What good could possibly come out of failure?
Harrison Ford was a failure as an actor for years. Twelve publishers turned down J.K. Rowling's manuscript for Harry Potter. A recording company (no doubt an ancestor of those book publishers) turned down the first Beatles album. Viagra, penicillin, pacemakers, and the smallpox vaccine were all born out of failures.
Now, let's ask again -- what good can come out of failure? Failure is actually an important, perhaps even crucial, ingredient for success. The primary difference between innovators who are successful and those who are not is the ability to fail and to leverage that failure into a learning tool for success. As the founder of Honda, Sochiro Honda, said, "Success is 99% failure." He should know; his vehicles hold their resale value better than any other vehicles on the road today.
Producing Results Versus Innovation
If your company is rewarding only success, you have effectively killed any chance that you will become a force for innovation. Punishing failure stops anyone from taking the risks necessary to succeed with innovation. It is only through failing that you learn to get outside the box and find the ingredients for innovation that everyone else is missing. As the poet and novelist James Joyce once put it, "Mistakes are the portals of discovery". When you pass through a smart failure, which we'll dissect in a moment, you find pathways to success that you just couldn't see from the other side. Here's how it works.

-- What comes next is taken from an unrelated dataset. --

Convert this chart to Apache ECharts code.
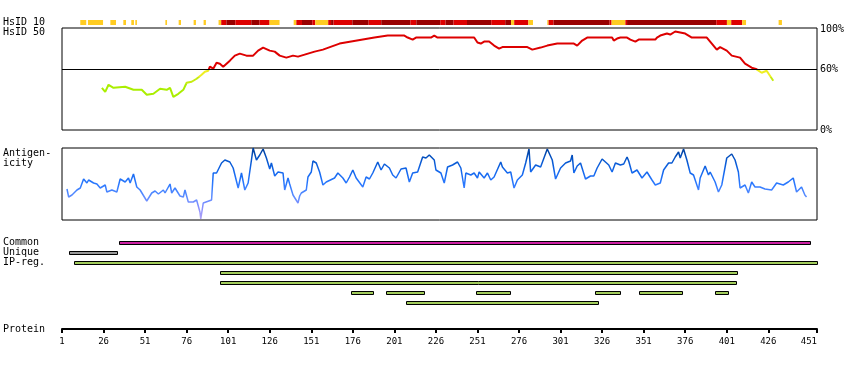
<!DOCTYPE html>
<html><head><meta charset="utf-8">
<script src="https://cdn.jsdelivr.net/npm/echarts@6/dist/echarts.min.js"></script>
<style>html,body{margin:0;padding:0;background:#fff}#c{width:850px;height:370px}</style>
</head><body><div id="c"></div>
<script>
// ---------- data ----------
const axisEnd = 455.3;
const tickValues = [1,26,51,76,101,126,151,176,201,226,251,276,301,326,351,376,401,426,455.3];
const tickLabels = ['1','26','51','76','101','126','151','176','201','226','251','276','301','326','351','376','401','426','451'];
const pctTicks = [0,60,100];

// HsID 10 strip: segment start, end, level (0 = >=10 low/yellow, 1 = red, 2 = dark red)
const stripStart = [12,16.6,30.1,37.9,42.7,45.1,63.2,71.2,80.2,86.2,95.2,96.8,99.9,105.3,114.9,119.9,125.9,140.4,142,145.4,151.6,153.4,161.2,162.9,164.4,175.7,185.5,193.1,210.6,214.2,228.6,231.8,236.6,244.7,259.3,267.7,271.2,273.1,281.6,293,293.8,296.8,330.5,331.7,340,341,394.7,401.1,403.7,410.3,432.2];
const stripEnd   = [15.6,25.7,33.5,39.5,44.3,46.1,64.2,72.6,81.6,87.6,96.8,99.9,105.3,114.9,119.9,125.9,131.9,142,145.4,151.6,153.4,161.2,162.9,164.4,175.7,185.5,193.1,210.6,214.2,228.6,231.8,236.6,244.7,259.3,267.7,271.2,273.1,281.6,284.4,293.8,296.8,330.5,331.7,340,341,394.7,401.1,403.7,410.3,412.6,434.2];
const stripLevel = [0,0,0,0,0,0,0,0,0,0, 0,1,2,1,2,1,0,0,1,2, 1,0,1,2,1,2,1,2,1,2, 1,2,1,2,1,2,0,1,0,0, 1,2,1,0,1,2,1,0,1,0, 0];

// HsID 50 (%)
const hsidPos = [25,27,29,32,39,44,49,52,56,60,64,66,68,71,74,76,79,82,85,87,89,90,92,94,96,98,100,102,105,108,112,116,119,122,126,129,132,136,140,143,147,153,158,168,175,182,189,197,207,209,212,214,223,225,227,249,251,253,255,258,261,264,266,281,284,289,293,299,309,311,314,317,332,333,335,337,341,343,346,348,358,359,361,365,367,370,373,376,380,389,392,395,397,401,404,409,412,416,419,422,425,429];
const hsidVal = [42,38,45,42,43,40,40,35,36,41,40,42,33,36,40,47,48,51,55,58,59,63,61,67,66,63,66,69,74,76,74,74,79,82,79,78,74,72,74,73,75,78,80,86,88,90,92,94,94,92,90,92,92,94,92,92,87,86,88,88,84,81,82.5,82.5,80,82,84,86,86,84,89,92,92,89,91,92,92,90,88,90,90,92,94,96,95,98,97,96,92,92,86,80,82.5,79,74,72,66,62,60.4,57,59,49];

// Antigenicity (relative units)
const antiPos = [4,5,7,8,10,12,14,16,17,20,
 22,24,27,28,31,34,36,39,41,42,
 44,46,48,52,55,57,59,62,63,66,
 67,69,70,72,74,75,77,80,82,84,
 84.5,86,87,91,92,94,95,97,99,102,
 104,105,107,109,111,113,115,116,118,120,
 122,124,126,127,129,131,134,135,137,138,
 140,141,143,144,145,148,149,151,152,154,
 156,158,160,165,167,170,172,174,176,178,
 182,184,186,188,191,193,195,198,200,202,
 205,208,210,212,215,216,218,220,222,225,
 226,229,231,233,236,239,241,243,244,247,
 249,251,252,255,257,259,261,265,266,269,
 271,273,275,278,280,282,283,286,289,291,
 293,296,298,301,304,307,308,309,311,313,
 316,319,321,323,326,328,330,332,334,337,
 339,341,342,344,347,350,353,356,358,361,
 363,366,368,370,372,373,375,377,379,381,
 384,385,387,388,390,391,394,396,398,401,
 402,404,406,408,409,412,414,416,418,421,
 424,428,429,431,435,438,441,442,443,446,
 448,449];
const antiVal = [31,23,25,23,30,32,41,37,40,37,
 36,32,35,28,30,28,41,38,42,37,
 46,33,30,19,27,29,26,30,27,36,
 27,32,33,24,23,30,18,18,20,8,
 1,17,18,20,47,47,48,57,60,58,
 52,50,32,47,30,37,60,72,60,65,
 71,62,51,57,44,48,47,30,42,36,
 25,25,17,24,27,30,43,48,59,57,
 48,35,38,42,47,42,37,43,50,42,
 33,43,41,47,58,50,56,52,45,42,
 51,52,38,47,48,53,63,62,65,60,
 50,47,37,53,55,58,52,32,47,45,
 47,42,48,42,47,40,43,58,53,47,
 48,32,40,45,57,71,48,55,53,62,
 71,60,41,52,57,59,65,47,54,57,
 41,44,44,52,61,58,55,48,57,55,
 56,63,59,47,50,42,48,40,35,37,
 50,57,57,63,68,62,71,60,47,45,
 30,42,50,54,45,48,38,28,35,62,
 63,66,60,48,32,35,27,38,33,33,
 31,30,28,37,35,38,42,35,28,33,
 25,23];

// Region bars: row, start, end, kind (0 common, 1 unique, 2 IP-reg)
const barRow   = [0,1,2,3,4,5,5,5,5,5,5,6];
const barStart = [35,5,8,96,96,175,196,250,322,348,394,208];
const barEnd   = [451,34,455.3,407,406.5,188,219,270.5,337,374,402,323.5];
const barKind  = [0,1,2,2,2,2,2,2,2,2,2,2];

const rowLabels = ['Common','Unique','IP-reg.'];

// ---------- styles ----------
const stripColors = ['#ffcc22','#dd0000','#990000'];
const barColors = ['#cc22a4','#999999','#a2cc5c'];
const FONT = '"DejaVu Sans Mono", monospace';

const chart = echarts.init(document.getElementById('c'), null, {renderer:'canvas'});
const hiddenX = gi => ({gridIndex:gi, type:'value', min:1, max:axisEnd, show:false});

const option = {
  animation:false,
  backgroundColor:'#ffffff',
  grid:[
    {left:62,right:33,top:20,height:5},
    {left:62,right:33,top:28,height:102,show:true,borderColor:'#000',borderWidth:1,backgroundColor:'transparent'},
    {left:62,right:33,top:148,height:72,show:true,borderColor:'#000',borderWidth:1,backgroundColor:'transparent'},
    {left:62,right:33,top:237.7,height:70},
    {left:62,right:33,top:328,height:1}
  ],
  xAxis:[hiddenX(0),hiddenX(1),hiddenX(2),hiddenX(3),
    {gridIndex:4,type:'value',min:1,max:axisEnd,position:'bottom',
     axisLine:{show:true,lineStyle:{color:'#000',width:2}},
     axisTick:{show:true,customValues:tickValues,length:4,lineStyle:{color:'#000',width:2}},
     axisLabel:{customValues:tickValues,color:'#000',fontSize:9,fontFamily:FONT,margin:8,
       alignMaxLabel:'right',
       formatter:v=>{const i=tickValues.findIndex(t=>Math.abs(t-v)<1e-6);return i>=0?tickLabels[i]:'';}},
     splitLine:{show:false}}
  ],
  yAxis:[
    {gridIndex:0,type:'value',min:0,max:1,show:false},
    {gridIndex:1,type:'value',min:0,max:101.5,position:'right',
     axisLine:{show:false},axisTick:{show:false},splitLine:{show:false},
     axisLabel:{customValues:pctTicks,formatter:'{value}%',color:'#000',fontSize:10,fontFamily:FONT,margin:3}},
    {gridIndex:2,type:'value',min:0,max:72,show:false},
    {gridIndex:3,type:'value',min:0,max:7,inverse:true,show:false},
    {gridIndex:4,type:'value',min:0,max:1,show:false}
  ],
  visualMap:[
    {type:'piecewise',show:false,seriesIndex:1,dimension:1,
     pieces:[{lt:46,color:'#aaee00'},{gte:46,lt:53,color:'#c6ec12'},{gte:53,lt:60,color:'#eeee22'},{gte:60,color:'#dd0000'}]},
    {type:'continuous',show:false,seriesIndex:2,dimension:1,min:0,max:72,
     inRange:{color:['#b4a4f4','#8a90ff','#5a8cff','#2a78ff','#1468ee','#0656cc','#003e99']}}
  ],
  series:[
    {type:'custom',xAxisIndex:0,yAxisIndex:0,encode:{x:[0,1]},
     data:stripStart.map((s,i)=>[s,stripEnd[i],stripLevel[i]]),
     renderItem:(p,api)=>{
       const a=api.coord([api.value(0),1]); const b=api.coord([api.value(1),0]);
       return {type:'rect',shape:{x:a[0],y:a[1],width:b[0]-a[0],height:b[1]-a[1]},style:{fill:stripColors[api.value(2)]}};
     }},
    {type:'line',xAxisIndex:1,yAxisIndex:1,showSymbol:false,
     data:hsidPos.map((x,i)=>[x,hsidVal[i]]),lineStyle:{width:2},
     markLine:{silent:true,symbol:['none','none'],label:{show:false},
       lineStyle:{color:'#000',width:1,type:'solid'},data:[{yAxis:60}]}},
    {type:'line',xAxisIndex:2,yAxisIndex:2,showSymbol:false,
     data:antiPos.map((x,i)=>[x,antiVal[i]]),lineStyle:{width:1.5}},
    {type:'custom',xAxisIndex:3,yAxisIndex:3,encode:{x:[0,1],y:2},
     data:barStart.map((s,i)=>[s,barEnd[i],barRow[i],barKind[i]]),
     renderItem:(p,api)=>{
       const a=api.coord([api.value(0),api.value(2)+0.5]); const b=api.coord([api.value(1),api.value(2)+0.5]);
       const y=Math.round(a[1]-2)+0.5;
       return {type:'rect',shape:{x:Math.round(a[0])+0.5,y:y,width:Math.round(b[0]-a[0]),height:3},
         style:{fill:barColors[api.value(3)],stroke:'#000',lineWidth:1}};
     }}
  ],
  graphic:[
    {type:'text',x:3,y:22.7,style:{text:'HsID 10',font:'10px '+FONT,fill:'#000',verticalAlign:'middle'}},
    {type:'text',x:3,y:32.7,style:{text:'HsID 50',font:'10px '+FONT,fill:'#000',verticalAlign:'middle'}},
    {type:'text',x:3,y:153.3,style:{text:'Antigen-',font:'10px '+FONT,fill:'#000',verticalAlign:'middle'}},
    {type:'text',x:3,y:163.3,style:{text:'icity',font:'10px '+FONT,fill:'#000',verticalAlign:'middle'}},
    {type:'text',x:3,y:242.7,style:{text:rowLabels[0],font:'10px '+FONT,fill:'#000',verticalAlign:'middle'}},
    {type:'text',x:3,y:252.7,style:{text:rowLabels[1],font:'10px '+FONT,fill:'#000',verticalAlign:'middle'}},
    {type:'text',x:3,y:262.7,style:{text:rowLabels[2],font:'10px '+FONT,fill:'#000',verticalAlign:'middle'}},
    {type:'text',x:3,y:329.3,style:{text:'Protein',font:'10px '+FONT,fill:'#000',verticalAlign:'middle'}}
  ]
};
chart.setOption(option);
</script></body></html>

There's often a tendency to hyper-focus on results. Results aren't always the best indicators of whether the innovation strategy is working. For instance, in football, the coach can't teach the players how to win. What he teaches are the solid foundations of a good game -- strength, endurance, accuracy, reading other players -- and when the players apply these foundational techniques to their play, the wins start coming.
The same can be said of a creative writing instructor, or a piano teacher, or an innovation manager. Learn to put all of the pieces of innovation together -- brainstorming, collaborating, thrashing out the pros and cons of an idea, idea development, project management, etc. Sometimes this will produce success. More often, it will deliver a failure. But if the foundational techniques are done right, those failures will produce reasons for the failure. With those reasons come a path to eventual success.
Does Your Innovation Strategy Reward Good Failures?
Obviously, the flip side of this coin is wallowing in failure and bankrupting your company. No business can survive indefinitely by writing blank checks to an innovation team that religiously spits out expensive failures. There has to be some success stories along the way, if for no other reason, to foot the bills. How can you determine whether a failure is a step toward success, or a stride towards the edge of the financial cliff?
Mistakes have to be good ones
Can you learn from the mistake that your team made? Was the mistake actually born of smart thinking, but just missed that left turn in Albuquerque? Good mistakes are those that brought knowledge and experience to the team, whether the outcome was profitable or not. Now, take what went wrong, apply it as a lesson learned, and get back on track towards innovation.
Mistakes have to be original
You don't reward the same crackerjacks for making the same goof-ups every time the innovation team needs new ideas. In other words, if you've already made that mistake, well, stop it. Be sure that your subsequent failures at least blaze a new trail and aren't rehashing the same boring old mistakes. Original mistakes are ones that teach you something and bring a new factor into the equation that wasn't there before.
Mistakes have to be rescued
Realizing there is a problem is half the problem. If development of the idea is costly, time-consuming, and gobbling up resources, then it needs to stop. Realize when ideas have gone astray and rectify the problems or drop the ax on the project. Don't hide, deny, or try to put a positive spin on a real loser. Failure that leads to innovation means recognizing the bust and stopping the slow bleed before the funds are sapped dry. Rescue the mistakes your innovation team makes. Rescue may come in the form of rethinking the idea and trying it a different way, or in scraping off the lessons you learned into a bucket and trashing the rest.
Evaluating How You Handle Failures
Where are you in the continuum of failing in order to produce success? How good is your innovation team doing at failing in such a way that you are more likely to find success in the future? Here are some questions to ask to find out:
- Do you hide the fact you've made a mistake, rarely learn anything from your mistakes, and often repeat the same mistakes over and over?
- Instead of learning from mistakes, is there lots of blame passed around?
- Do you welcome mistakes and give people recognition for mistakes when something was learned and all precautions were taken to make the idea a success?
- Do you look at long-term learning as being more important than short-term results? Do you embrace some failures as important learning tools?
- Do you ever make mistakes purposefully, so that you can see if you weren't thinking along the right track?
The more of these you can put a check beside, the better you and your team are at failing in order to succeed. The innovation process is paved with good intentions, smart solutions, and learning to salvage the good stuff while tossing the things that suck resources and cost money without producing anything valuable.